There is a growing need for money management programs for students
There is a growing need for money management programs for students.

(NAPSI)—Teens are more optimistic about their financial future but may depend longer on their parents, according to a major new survey. Teens also expressed concern over paying for higher education.

Among the Teens and Personal Finance Survey’s key findings, conducted by Junior Achievement USA® and The Allstate Foundation:

• More than half of teens think students are borrowing too much to pay for college, yet only 9 percent report they are currently saving money for college.

• Nearly 30 percent have not talked with their parents about paying for college.

• Nearly one in three teens thinks he or she will be 25 to 27 years old before becoming financially independent.

• Teens are unsure about their ability to budget (23 percent), use credit cards (20 percent) or invest money (34 percent).

• The majority of teens (76 percent) still report the best time to learn about money management is in kindergarten through high school, but only 29 percent reported programs currently in place.

• Of the 33 percent of teens who say they do not use a budget, 42 percent are “not interested” and more than a quarter (26 percent) think “budgets are for adults.”

• More than one-third of teens are either unsure or think their parents do not talk with them enough about money and budgeting.

“From our findings, we can infer that teens expect to live with their parents longer.
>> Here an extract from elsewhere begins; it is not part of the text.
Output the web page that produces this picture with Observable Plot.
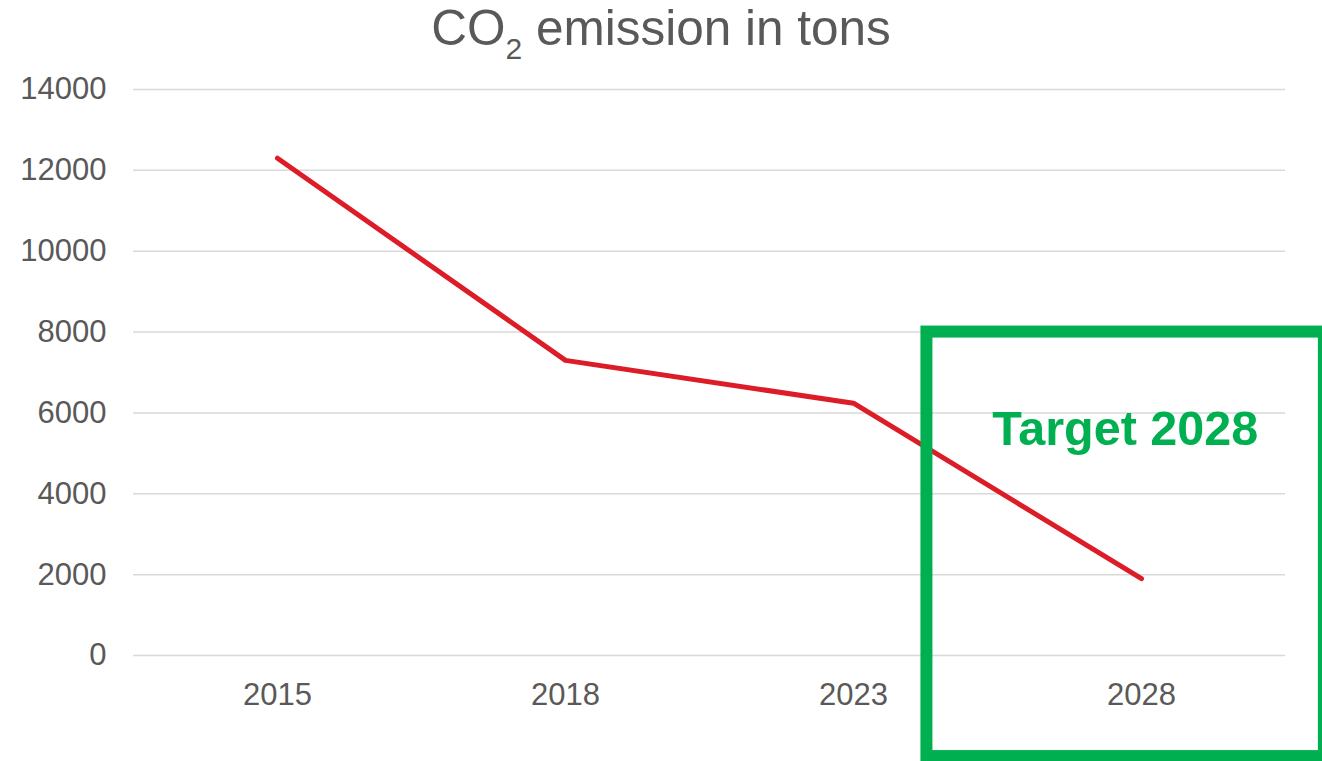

It is interesting to see this shift in teens thinking they will remain financially dependent on their parents,” said Jack E. Kosakowski, president and chief executive officer of Junior Achievement USA. Since 2005, the organization, in partnership with The Allstate Foundation, has helped more than 1.2 million students set personal goals about money and make wise financial choices.

The program, JA Economics for Success®, also empowers students to develop, plan and set goals to help protect themselves from unexpected financial pitfalls.

According to Don Civgin, president and chief executive officer of Allstate Financial, there is an urgent need for parents and children to broach the subject. “Parents continue to be the No. 1 influence on teens when it comes to money,” he said, “so there is tremendous opportunity for family conversation.”